Worst Jokes Ever
What is money called in space?
Star bucks.
What's the difference between orphans and cotton?
Cotton gets picked.
A policeman found a dead body of a man on the street. He thought he recognized the body and the 2 friends he usually hung out with, so he called in one of the friends.
The friend looked into the dead body's face and said, "Yep, that's definitely Joe," but then, to be absolutely sure, he turned the body over, pulled down the back of his pants, and said, "Oh no, wait, that's not Joe." The policeman called in the 2nd friend. The 2nd friend looked into the dead body's face and said, "Yep, that's definitely Joe," but then, to be absolutely sure, he turned the body over, pulled down the back of his pants, and said, "Oh no, wait, that's not Joe." Confused, the policeman asked, "How is it that when you look into his face you're sure he is your friend, but when you look at his ass you're sure he is not?"
The 1st friend said, "Well, you see, Joe has 2 assholes." "Are you serious?" the policeman asked. "Oh yes," he replied, "we've never actually seen them, but when the 3 of us hang out together people point and say, 'Hey, there's Joe with those 2 assholes.'"
I was going to log a pun about trees, but you wooden understand it.
It's no surprise Donald Trump moved to Florida. That's where the oranges are.

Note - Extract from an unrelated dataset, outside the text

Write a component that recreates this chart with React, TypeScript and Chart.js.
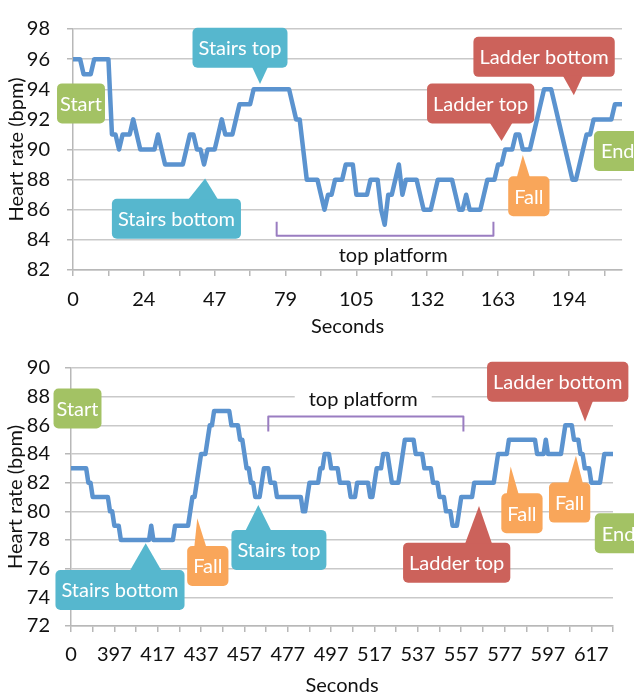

The Twin Towers and genders have a lot in common. There used to be two, and now it's just a touchy subject.
Why does an orphan love to go to church?
Because they have someone to call father.
What was the favorite game in 2001? Flight simulator.
What do the Twin Towers and gender have in common? There used to be two of them, but now it's a sensitive topic.
Sunday was a sad day, but yesterday was a sadder day.
Are you Wi-Fi? Because I think I am finding a connection.
I asked my friend if he would take a bullet for the last person he slept with.
He said hell yeah, I'd do anything for my sister!
My wife accused me of being a cross-dresser, so I packed up her clothes and left.
What does a penis and a Rubik's cube have in common?
The more you play with it, the harder it gets.
Jack and Jill went up the hill to have a little fun, but stupid Jill forgot her pill, and now they have a son.
What do you call a gay kid that killed himself?
A byebyesexual.
Got a PS5 for my little brother yesterday, best trade I'd ever done.
Did you know pigeons die after sex?
Well, at least the one I fucked did.
A man dies and goes to Heaven. He sees a bunch of clocks and asks Jesus what they are for. He replied they are gauges, and that they move when people lie. He said that Mother Teresa's has moved twice, Abraham Lincoln's once, and George Washington's never.
The man asks to see the current president's, and Jesus just laughs and says that Joe Biden's is the one keeping the hurricanes to speed.
What do blind kids and orphans have in common? Neither of them can see their parents.